DO THIS -> Omit the images. Copy each entry word for word.

* BEGIN *

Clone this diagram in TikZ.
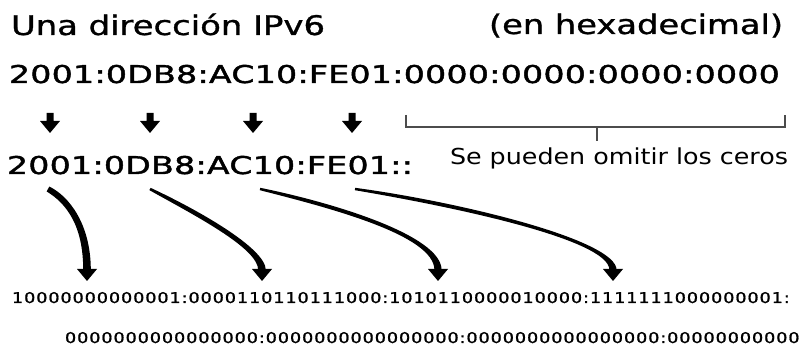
\documentclass[tikz,border=0pt]{standalone}
\usepackage{fontspec}
\setmainfont{DejaVu Sans}[FakeBold=1]
\newfontfamily\notefam{DejaVu Sans}
\newfontfamily\hexfam[LetterSpace=1,FakeBold=1.5]{DejaVu Sans}
\newfontfamily\binfam[LetterSpace=5,FakeBold=1]{DejaVu Sans}
\usetikzlibrary{calc}
\newlength\natw
\newlength\natv
\newcommand\hexsel{\hexfam\fontsize{24.5pt}{28pt}\selectfont}
\newcommand\binsel{\binfam\fontsize{14.8pt}{16pt}\selectfont}
\AtBeginDocument{%
  \settowidth\natw{\hexsel 2001:0DB8:AC10:FE01:0000:0000:0000:0000}%
  \settowidth\natv{\binsel 10000000000001:0000110110111000:1010110000010000:1111111000000001:}%
  \pgfmathsetmacro\hexk{771/\natw}%
  \pgfmathsetmacro\bink{778/\natv}%
}
\newcommand\taperarrow[7]{%
  \fill ($(#1)!#5!90:(#2)$) .. controls ($(#2)!#6!-90:(#1)$) and ($(#3)+(#7,0)$) .. ($(#4)+(#7,0)$)
     -- ($(#4)+(-#7,0)$) .. controls ($(#3)+(-#7,0)$) and ($(#2)!#6!90:(#1)$) .. ($(#1)!#5!-90:(#2)$) -- cycle;
  \fill ($(#4)+(-10,-1)$) -- ($(#4)+(10,-1)$) -- ($(#4)+(0,11)$) -- cycle;}
\tikzset{
  txt/.style={inner sep=0pt, outer sep=0pt, anchor=base west},
  brk/.style={draw=black!70, line width=1.6pt},
  downarrow/.pic={\fill (-3.5,0) -- (3.5,0) -- (3.5,8) -- (10,8) -- (0,20) -- (-10,8) -- (-3.5,8) -- cycle;}
}
\begin{document}
\begin{tikzpicture}[x=1pt,y=-1pt]
\useasboundingbox (0,0) rectangle (800,344);
\clip (0,0) rectangle (800,344);
% texts
\node[txt] (title) at (11,35) {\resizebox{314pt}{\height}{\fontsize{27pt}{30pt}\selectfont Una dirección IPv6}};
\node[txt] (hexnote) at (489,34) {\resizebox{294pt}{\height}{\fontsize{27pt}{30pt}\selectfont (en hexadecimal)}};
\node[txt] (hexfull) at (9,83) {\scalebox{\hexk}[1]{\hexsel 2001:0DB8:AC10:FE01:0000:0000:0000:0000}};
\node[txt] (hexshort) at (7,174) {\scalebox{\hexk}[1]{\hexsel 2001:0DB8:AC10:FE01::}};
\node[txt] (omit) at (450,165) {\resizebox{338pt}{\height}{\notefam\fontsize{22pt}{24pt}\selectfont Se pueden omitir los ceros}};
\node[txt] (bin1) at (12,303) {\scalebox{\bink}[1]{\binsel 10000000000001:0000110110111000:1010110000010000:1111111000000001:}};
\node[txt] (bin2) at (65,343) {\scalebox{\bink}[1]{\binsel 0000000000000000:0000000000000000:0000000000000000:0000000000000000}};
% small arrows
\coordinate (d1) at (50,113);
\coordinate (d2) at (150,113);
\coordinate (d3) at (253,113);
\coordinate (d4) at (352,113);
\foreach \n in {d1,d2,d3,d4} \pic at (\n) {downarrow};
% bracket
\coordinate (bl) at (406,115);
\coordinate (br) at (785,115);
\coordinate (bm) at (597,127);
\draw[brk] (bl) -- (bl |- bm) -- (br |- bm) -- (br);
\draw[brk] (bm) -- ++(0,14);
% curved arrows
\coordinate (s1) at (48,189);  \coordinate (p1) at (68,200);  \coordinate (q1) at (87,225);  \coordinate (e1) at (87,270);
\coordinate (s2) at (150,189); \coordinate (p2) at (195,212); \coordinate (q2) at (262,248); \coordinate (e2) at (262,270);
\coordinate (s3) at (260,189); \coordinate (p3) at (330,205); \coordinate (q3) at (438,235); \coordinate (e3) at (438,270);
\coordinate (s4) at (355,189); \coordinate (p4) at (460,205); \coordinate (q4) at (613,240); \coordinate (e4) at (613,270);
\taperarrow{s1}{p1}{q1}{e1}{2.8pt}{3.8pt}{3.8}
\taperarrow{s2}{p2}{q2}{e2}{1.3pt}{3.2pt}{3.8}
\taperarrow{s3}{p3}{q3}{e3}{1.2pt}{3pt}{3.6}
\taperarrow{s4}{p4}{q4}{e4}{1.2pt}{3pt}{3.6}
\end{tikzpicture}
\end{document}
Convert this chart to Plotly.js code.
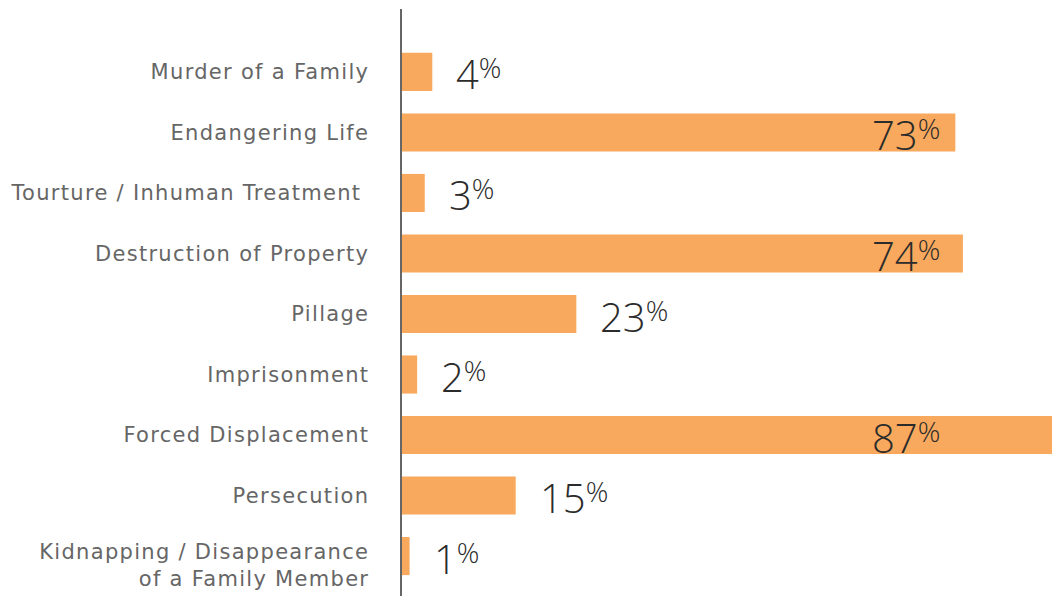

* END *

FINISHED EXERCISE ->
Clone this diagram in TikZ.
\documentclass[tikz,border=0pt]{standalone}
\usepackage{fontspec}
\setmainfont{DejaVu Sans}[FakeBold=1]
\newfontfamily\notefam{DejaVu Sans}
\newfontfamily\hexfam[LetterSpace=1,FakeBold=1.5]{DejaVu Sans}
\newfontfamily\binfam[LetterSpace=5,FakeBold=1]{DejaVu Sans}
\usetikzlibrary{calc}
\newlength\natw
\newlength\natv
\newcommand\hexsel{\hexfam\fontsize{24.5pt}{28pt}\selectfont}
\newcommand\binsel{\binfam\fontsize{14.8pt}{16pt}\selectfont}
\AtBeginDocument{%
  \settowidth\natw{\hexsel 2001:0DB8:AC10:FE01:0000:0000:0000:0000}%
  \settowidth\natv{\binsel 10000000000001:0000110110111000:1010110000010000:1111111000000001:}%
  \pgfmathsetmacro\hexk{771/\natw}%
  \pgfmathsetmacro\bink{778/\natv}%
}
\newcommand\taperarrow[7]{%
  \fill ($(#1)!#5!90:(#2)$) .. controls ($(#2)!#6!-90:(#1)$) and ($(#3)+(#7,0)$) .. ($(#4)+(#7,0)$)
     -- ($(#4)+(-#7,0)$) .. controls ($(#3)+(-#7,0)$) and ($(#2)!#6!90:(#1)$) .. ($(#1)!#5!-90:(#2)$) -- cycle;
  \fill ($(#4)+(-10,-1)$) -- ($(#4)+(10,-1)$) -- ($(#4)+(0,11)$) -- cycle;}
\tikzset{
  txt/.style={inner sep=0pt, outer sep=0pt, anchor=base west},
  brk/.style={draw=black!70, line width=1.6pt},
  downarrow/.pic={\fill (-3.5,0) -- (3.5,0) -- (3.5,8) -- (10,8) -- (0,20) -- (-10,8) -- (-3.5,8) -- cycle;}
}
\begin{document}
\begin{tikzpicture}[x=1pt,y=-1pt]
\useasboundingbox (0,0) rectangle (800,344);
\clip (0,0) rectangle (800,344);
% texts
\node[txt] (title) at (11,35) {\resizebox{314pt}{\height}{\fontsize{27pt}{30pt}\selectfont Una dirección IPv6}};
\node[txt] (hexnote) at (489,34) {\resizebox{294pt}{\height}{\fontsize{27pt}{30pt}\selectfont (en hexadecimal)}};
\node[txt] (hexfull) at (9,83) {\scalebox{\hexk}[1]{\hexsel 2001:0DB8:AC10:FE01:0000:0000:0000:0000}};
\node[txt] (hexshort) at (7,174) {\scalebox{\hexk}[1]{\hexsel 2001:0DB8:AC10:FE01::}};
\node[txt] (omit) at (450,165) {\resizebox{338pt}{\height}{\notefam\fontsize{22pt}{24pt}\selectfont Se pueden omitir los ceros}};
\node[txt] (bin1) at (12,303) {\scalebox{\bink}[1]{\binsel 10000000000001:0000110110111000:1010110000010000:1111111000000001:}};
\node[txt] (bin2) at (65,343) {\scalebox{\bink}[1]{\binsel 0000000000000000:0000000000000000:0000000000000000:0000000000000000}};
% small arrows
\coordinate (d1) at (50,113);
\coordinate (d2) at (150,113);
\coordinate (d3) at (253,113);
\coordinate (d4) at (352,113);
\foreach \n in {d1,d2,d3,d4} \pic at (\n) {downarrow};
% bracket
\coordinate (bl) at (406,115);
\coordinate (br) at (785,115);
\coordinate (bm) at (597,127);
\draw[brk] (bl) -- (bl |- bm) -- (br |- bm) -- (br);
\draw[brk] (bm) -- ++(0,14);
% curved arrows
\coordinate (s1) at (48,189);  \coordinate (p1) at (68,200);  \coordinate (q1) at (87,225);  \coordinate (e1) at (87,270);
\coordinate (s2) at (150,189); \coordinate (p2) at (195,212); \coordinate (q2) at (262,248); \coordinate (e2) at (262,270);
\coordinate (s3) at (260,189); \coordinate (p3) at (330,205); \coordinate (q3) at (438,235); \coordinate (e3) at (438,270);
\coordinate (s4) at (355,189); \coordinate (p4) at (460,205); \coordinate (q4) at (613,240); \coordinate (e4) at (613,270);
\taperarrow{s1}{p1}{q1}{e1}{2.8pt}{3.8pt}{3.8}
\taperarrow{s2}{p2}{q2}{e2}{1.3pt}{3.2pt}{3.8}
\taperarrow{s3}{p3}{q3}{e3}{1.2pt}{3pt}{3.6}
\taperarrow{s4}{p4}{q4}{e4}{1.2pt}{3pt}{3.6}
\end{tikzpicture}
\end{document}
Convert this chart to Plotly.js code.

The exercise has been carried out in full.